Rover RDX60: the lowdown
The car charged with saving MG Rover has been uncovered deep within Longbridge. Codenamed RDX60, this is an early model of the five-seat hatchback designed to replace the Rover 45, and do battle with the Focus and Golf. Languishing in the corner of Longbridge's flight shed, the aero test model now looks dusty and unloved, but this top-secret prototype once formed the centrepiece of MG Rover's future model plans – and with it, the prosperity of the ailing carmaker. Based on the Rover 75 platform, the Golf rival was co-developed with consultants TWR in Worthing. Underneath the ungainly bodyshell, which dates back to 2002, beats the heart of a Rover 75. MG Rover originally planned to get the car into production in 2004, but delays and a lack of cash eventually meant RDX60 was stillborn.
Managers at war
One look at this styling buck and you're probably thankful that the RDX60 never saw the light of day. This model has heavily chiselled flanks, and a bulky, truck-like front. While practicality may have been impressive, it was far from good-looking. Rover sources claim that MG Rover boss Kevin Howe over-ruled design chief Peter Stevens, who designed the McLaren F1, urging him to develop this theme. 'Howe chose the final design over some much more stylish options,' said an RDX60 engineer, adding: 'When styling departments present their design themes to the directors, they usually already know which one they want, and present a couple of lame ducks as alternatives. To me, it looked like Howe had gone for the lame duck.'
Under the skin
Although the RDX60 was more compact than the Rover 75, its wheelbase remained the same. This enabled the retention of its bulkhead and scuttle, keeping things simple and cheap. The suspension was changed, with BMW's expensive and patented Z-axle set-up dropped from the RDX60 in favour of a beam axle. The engines were the K-Series units used in the 75/ZT tweaked for Euro4 emissions, and the diesel was a heavily revised common-rail version of the existing L-Series power unit developed with help from Siemens.

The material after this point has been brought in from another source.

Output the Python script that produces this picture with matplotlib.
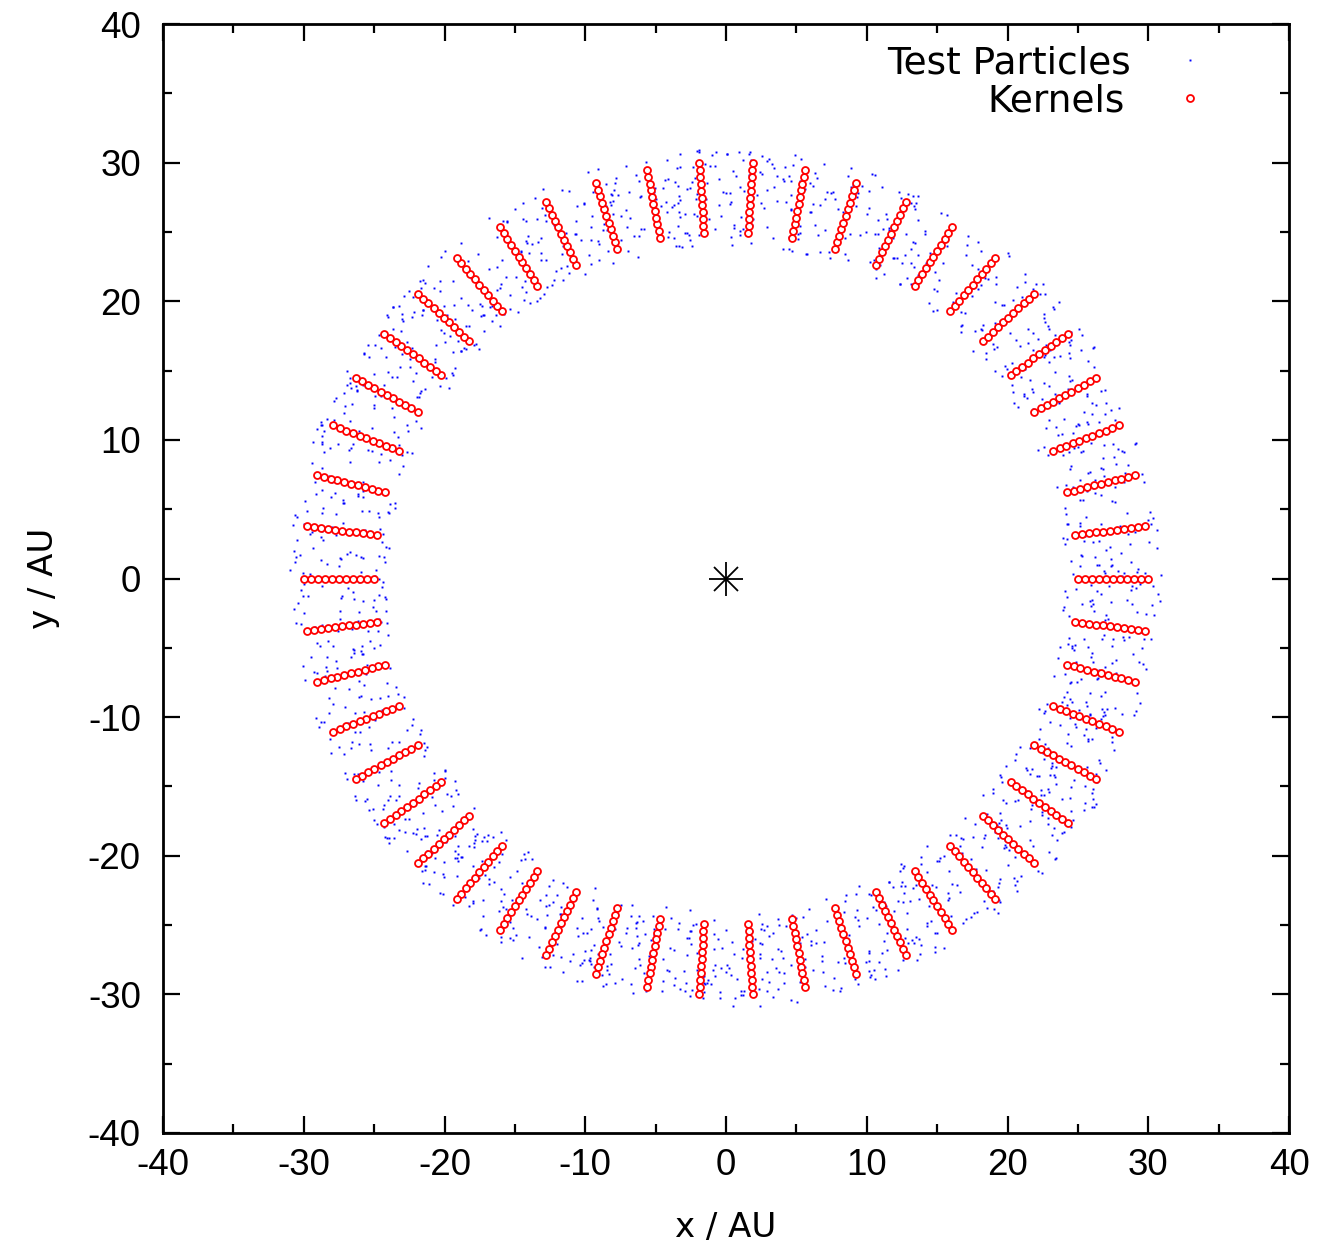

Plans to use the Fiat JTD unit in 1.9-litre form were investigated and quietly dropped.
Trouble at TWR
Engineering consultancy, TWR, was contracted to assist MG Rover with the RDX60. In January 2002, the group was called in to help push the car more rapidly towards production, using some of the industry's most advanced computer aided modelling. TWR used virtual prototyping on the RDX60, to accelerate the project. With so much modelling being done on computer, time was shaved from the programme – enough for MG Rover to confidently tell suppliers that the new car would be on sale in early 2004. However, when TWR went into administration in early 2003, the project data was with-held from MGR for at least six months, a massive setback for the programme.
The end for RDX60
Delayed and overweight, MG Rover needed a partner in order to share the cost of getting the RDX60 into production. After a failed alliance with China Brilliance, MGR planned to form a joint venture with the Shanghai Automotive Industry Corporation (SAIC) in 2004. The Chinese weren't keen on RDX60's styling, and began demanding changes. Deadlines to finally sign the joint venture came and went, as did facelift proposals for the ugly Golf rival. In the end, SAIC wouldn't commit, terrified of MG R's heavy losses and fearing it might be liable if Longbridge went under. Sure enough, in April 2005 MG Rover died, taking the RDX60 with it to its grave.